Los soldados que libran la guerra son valientes. Pero los que huyen del campo de batalla también. Huyen del terror, de las bombas, de la muerte... hacia lo desconocido, para levantar sus vidas de cero, como los ucranianos que han echado raíces en Villarcayo. Hubo una legión de valientes, que como ellos, no llevaban capa. Pero durante más de un año estuvieron a su lado, compatibilizando vidas personales y profesionales con un voluntariado que buscaba dar a cambio de nada o de un gracias como mucho. Querían arropar a quienes llegaron sin nada, casi con lo puesto en algunos casos, sin saber el idioma, dejando atrás a muchos familiares con el corazón en un puño.
Jóvenes madres agarraron a sus hijos y se largaron del horror. Es inimaginable desde nuestra perspectiva ponernos en la piel de estas personas. Por fortuna, estos valientes encontraron en Villarcayo un remanso de paz y de tranquilidad, algo que valoran muchísimo. Allí se sienten seguros, al conocer a los vecinos, poder pedirles un favor, caminar sin sobresaltos. Otros huyen de la guerra para llegar a campos de refugiados que, si no son tan inhumanos como las condiciones de un lugar en conflicto, se alejan mucho de lo que necesita una persona para vivir.
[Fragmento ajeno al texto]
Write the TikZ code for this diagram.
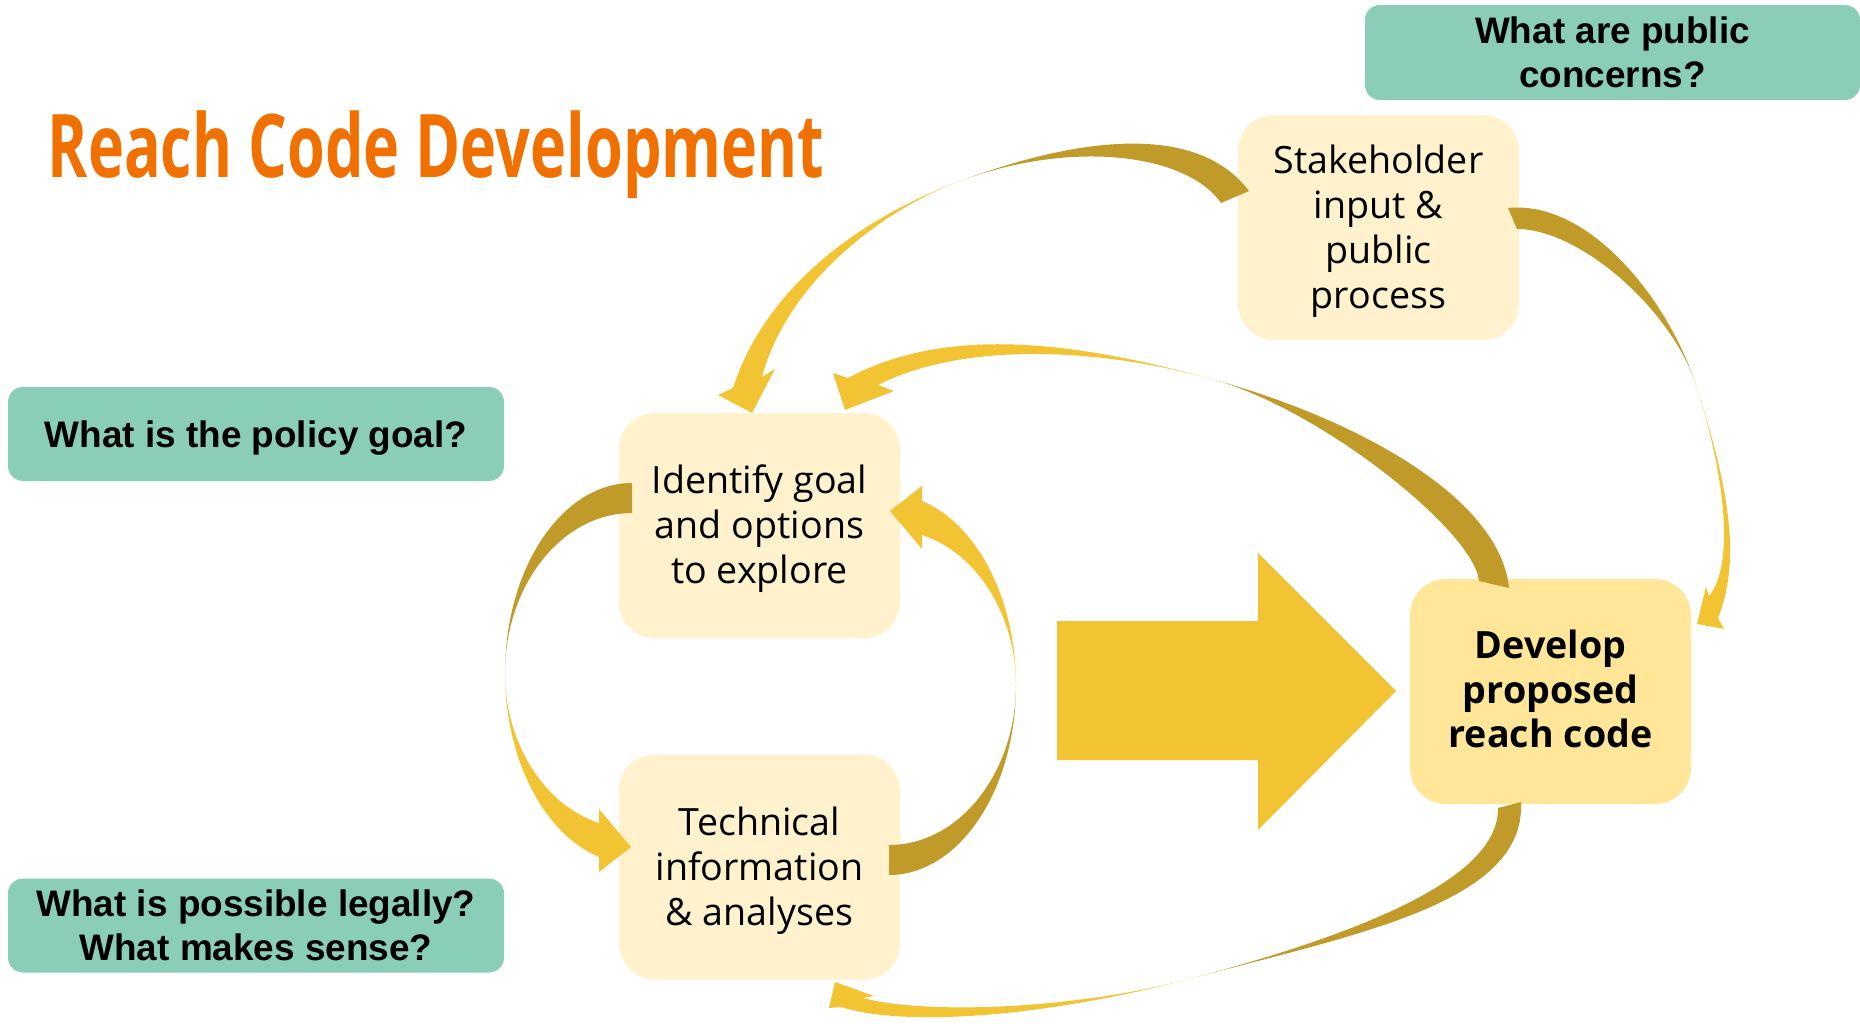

Empatizar con todos ellos es fácil por unos minutos. Luego uno o una vuelve a la batalla diaria y se preocupa de los exámenes del crío, las compras pendientes, el jefe que le presiona o el coche que va pidiendo un cambio. Olvida a quienes llegaron sin nada y aún así sonríen. Para quienes se adentran en las aguas del mar para huir de la pobreza ya no tengo calificativos. Esas personas sí que son valientes de verdad empujados por la desesperación y que chocan con los muros de la miseria de las mafias, primero, y de los estados muralla, después. En fin, hoy rindo homenaje a los valientes sin capa.